Copy exactly the lines from the beginning of the data down to and including the line holding "from bokeh.resources import INLINE", without any pictures.

[Start STORED DATA]

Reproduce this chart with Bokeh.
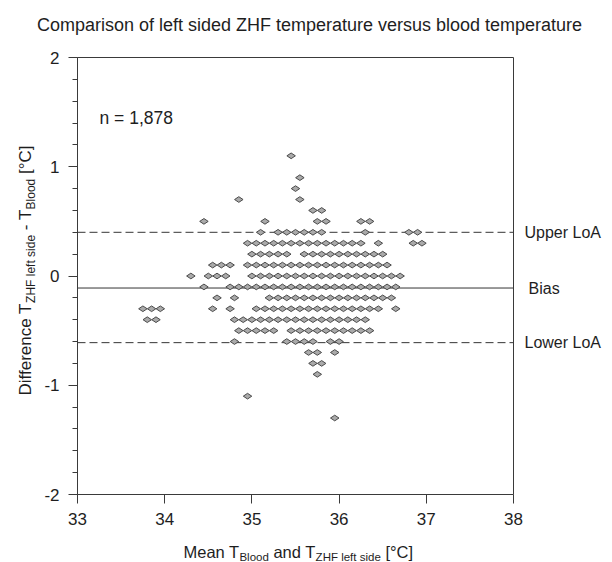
from bokeh.plotting import figure
from bokeh.models import Range1d, FixedTicker, Label, LinearAxis
from bokeh.embed import file_html
from bokeh.resources import INLINE

# ---------------- data ----------------
title_text = "Comparison of left sided ZHF temperature versus blood temperature"
n_text = "n = 1,878"
bias = -0.11
upper_loa = 0.40
lower_loa = -0.61
line_labels = ["Upper LoA", "Bias", "Lower LoA"]
x_ticks = [33, 34, 35, 36, 37, 38]
y_ticks = [-2, -1, 0, 1, 2]
x_tick_labels = ["33", "34", "35", "36", "37", "38"]
y_tick_labels = ["-2", "-1", "0", "1", "2"]

# mean temperatures (x) for each difference level (y)
diff_p11 = [35.45]
diff_p09 = [35.55]
diff_p08 = [35.5]
diff_p07 = [34.85, 35.55]
diff_p06 = [35.7, 35.8]
diff_p05 = [34.45, 35.15, 35.75, 35.85, 36.25, 36.35]
diff_p04 = [35.1, 35.3, 35.4, 35.5, 35.6, 35.7, 35.8, 36.3, 36.8, 36.9]
diff_p03 = [34.95, 35.05, 35.15, 35.25, 35.35, 35.45, 35.55, 35.65, 35.75, 35.85,
            35.95, 36.05, 36.15, 36.25, 36.45, 36.85, 36.95]
diff_p02 = [35.0, 35.1, 35.2, 35.3, 35.4, 35.6, 35.7, 35.8, 35.9, 36.0, 36.1,
            36.2, 36.3, 36.4, 36.5]
diff_p01 = [34.55, 34.65, 34.75, 34.95, 35.05, 35.15, 35.25, 35.35, 35.45, 35.55,
            35.65, 35.75, 35.85, 35.95, 36.05, 36.15, 36.25, 36.35, 36.45, 36.55]
diff_000 = [34.3, 34.5, 34.6, 34.7, 35.0, 35.1, 35.2, 35.3, 35.4, 35.5, 35.6, 35.7,
            35.8, 35.9, 36.0, 36.1, 36.2, 36.3, 36.4, 36.5, 36.6, 36.7]
diff_m01 = [34.45, 34.75, 34.85, 34.95, 35.05, 35.15, 35.25, 35.35, 35.45, 35.55,
            35.65, 35.75, 35.85, 35.95, 36.05, 36.15, 36.25, 36.35, 36.45, 36.55, 36.65]
diff_m02 = [34.6, 34.8, 35.2, 35.3, 35.4, 35.5, 35.6, 35.7, 35.8, 35.9, 36.0, 36.1,
            36.2, 36.3, 36.4, 36.5, 36.6]
diff_m03 = [33.75, 33.85, 33.95, 34.55, 34.75, 35.05, 35.15, 35.25, 35.35, 35.45,
            35.55, 35.65, 35.75, 35.85, 35.95, 36.05, 36.15, 36.25, 36.35, 36.45, 36.65]
diff_m04 = [33.8, 33.9, 34.8, 34.9, 35.0, 35.1, 35.2, 35.3, 35.4, 35.5, 35.6, 35.7,
            35.8, 35.9, 36.0, 36.1, 36.2, 36.3]
diff_m05 = [34.85, 34.95, 35.05, 35.15, 35.25, 35.45, 35.55, 35.65, 35.75, 35.85,
            35.95, 36.05, 36.15, 36.25, 36.35]
diff_m06 = [34.8, 35.4, 35.5, 35.6, 35.7, 35.9, 36.0]
diff_m07 = [35.65, 35.75, 35.95]
diff_m08 = [35.7, 35.8]
diff_m09 = [35.75]
diff_m11 = [34.95]
diff_m13 = [35.95]

levels = [1.1, 0.9, 0.8, 0.7, 0.6, 0.5, 0.4, 0.3, 0.2, 0.1, 0.0, -0.1, -0.2, -0.3,
          -0.4, -0.5, -0.6, -0.7, -0.8, -0.9, -1.1, -1.3]
rows = [diff_p11, diff_p09, diff_p08, diff_p07, diff_p06, diff_p05, diff_p04,
        diff_p03, diff_p02, diff_p01, diff_000, diff_m01, diff_m02, diff_m03,
        diff_m04, diff_m05, diff_m06, diff_m07, diff_m08, diff_m09, diff_m11, diff_m13]

xs, ys = [], []
for lev, row in zip(levels, rows):
    xs.extend(row)
    ys.extend([lev] * len(row))

# ---------------- layout (canvas pixels) ----------------
W, H = 612, 562
BOX_L, BOX_R, BOX_T, BOX_B = 77, 513, 57, 494

x_lo, x_hi = x_ticks[0], x_ticks[-1]
y_lo, y_hi = y_ticks[0], y_ticks[-1]
ux = (x_hi - x_lo) / (BOX_R - BOX_L)
uy = (y_hi - y_lo) / (BOX_B - BOX_T)

FONT = "Liberation Sans"
TXT = "#1e1e1e"
LINE = "#3a3a3a"
MAIN = 16.5
SUB = 11.5
MAIN_Y = 17
SUB_Y = 12
SUB_DROP = 5

_W = {' ': 278, 'D': 722, 'i': 222, 'f': 278, 'e': 556, 'r': 333, 'n': 556, 'c': 500,
      'T': 611, 'Z': 611, 'H': 722, 'F': 611, 'l': 222, 't': 278, 's': 500, 'd': 556,
      '-': 333, 'B': 667, 'o': 556, '[': 278, ']': 278, '°': 400, 'C': 722, 'M': 833,
      'a': 556}


def tw(s, size):
    return sum(_W.get(ch, 556) for ch in s) * size / 1000.0


p = figure(width=W, height=H, min_border=0,
           x_range=Range1d(x_lo - BOX_L * ux, x_hi + (W - BOX_R) * ux),
           y_range=Range1d(y_lo - (H - BOX_B) * uy, y_hi + BOX_T * uy),
           output_backend="svg", toolbar_location=None, title=None,
           background_fill_color="white", border_fill_color="white")

p.xgrid.visible = False
p.ygrid.visible = False
p.outline_line_color = None

# main axes placed at the plot box edges
xa = p.xaxis[0]
ya = p.yaxis[0]
xa.fixed_location = y_lo
ya.fixed_location = x_lo
xa.bounds = (x_lo, x_hi)
ya.bounds = (y_lo, y_hi)
xa.ticker = FixedTicker(ticks=x_ticks)
ya.ticker = FixedTicker(ticks=y_ticks, minor_ticks=[y_lo + i * 0.2 for i in range(21)])
xa.major_label_overrides = dict(zip(x_ticks, x_tick_labels))
ya.major_label_overrides = dict(zip(y_ticks, y_tick_labels))
for ax in (xa, ya):
    ax.axis_line_color = LINE
    ax.major_tick_line_color = LINE
    ax.minor_tick_line_color = LINE
    ax.major_tick_out = 9
    ax.major_tick_in = 0
    ax.minor_tick_in = 0
    ax.major_label_text_font = FONT
    ax.major_label_text_font_size = "17px"
    ax.major_label_text_color = TXT
xa.minor_tick_out = 0
ya.minor_tick_out = 5
xa.major_label_standoff = 9
ya.major_label_standoff = 9

# top and right border lines of the box
top = LinearAxis(fixed_location=y_hi, bounds=(x_lo, x_hi), ticker=FixedTicker(ticks=[]),
                 axis_line_color=LINE, major_tick_line_color=None,
                 minor_tick_line_color=None, major_label_text_font_size="0px")
right = LinearAxis(fixed_location=x_hi, bounds=(y_lo, y_hi), ticker=FixedTicker(ticks=[]),
                   axis_line_color=LINE, major_tick_line_color=None,
                   minor_tick_line_color=None, major_label_text_font_size="0px")
p.add_layout(top, "above")
p.add_layout(right, "right")

# bias and limits of agreement across the box
for loc, dash in ((upper_loa, "8 4"), (bias, "solid"), (lower_loa, "8 4")):
    p.segment(x0=[x_lo], y0=[loc], x1=[x_hi], y1=[loc], line_color="#353535",
              line_width=1, line_dash=dash)

p.scatter(xs, ys, marker="diamond", size=8.5, angle=90, angle_units="deg",
          fill_color="#aaaaaa", line_color="#4a4a4a", line_width=1)


def lab(x, y, text, xo, yo, size, align="left", baseline="alphabetic", angle=0):
    p.add_layout(Label(x=x, y=y, x_offset=xo, y_offset=yo, text=text,
                       text_font=FONT, text_font_size=f"{size}px", text_color=TXT,
                       text_align=align, text_baseline=baseline,
                       angle=angle, angle_units="deg"))


# title and n
lab(x_lo, y_hi, title_text, 232, 33, 18, align="center")
lab(x_lo, y_hi, n_text, 22, -60, 17.5)

# line labels
for loc, t, xo in ((upper_loa, line_labels[0], 11), (bias, line_labels[1], 15),
                   (lower_loa, line_labels[2], 11)):
    lab(x_hi, loc, t, xo, 0, 16, baseline="middle")

# x-axis title with subscripts
x_parts = [("Mean T", False), ("Blood", True), (" and T", False),
           ("ZHF left side", True), (" [°C]", False)]
cx = 106
for t, sub in x_parts:
    size = SUB if sub else MAIN
    stripped = t.lstrip(" ")
    lead = tw(t[:len(t) - len(stripped)], size)
    lab(x_lo, y_lo, stripped, cx + lead, -57 - (SUB_DROP if sub else 0), size)
    cx += tw(t, size)

# y-axis title (rotated) with subscripts
y_parts = [("Difference T", False), ("ZHF left side", True), (" - T", False),
           ("Blood", True), (" [°C]", False)]
cy = 99
for t, sub in y_parts:
    size = SUB_Y if sub else MAIN_Y
    stripped = t.lstrip(" ")
    lead = tw(t[:len(t) - len(stripped)], size)
    lab(x_lo, y_lo, stripped, -52 + (SUB_DROP if sub else 0), cy + lead, size, angle=90)
    cy += tw(t, size)

open("out.html", "w").write(file_html(p, INLINE))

[End STORED DATA]

- _WRITTEN REPLY_
Reproduce this chart with Bokeh.
from bokeh.plotting import figure
from bokeh.models import Range1d, FixedTicker, Label, LinearAxis
from bokeh.embed import file_html
from bokeh.resources import INLINE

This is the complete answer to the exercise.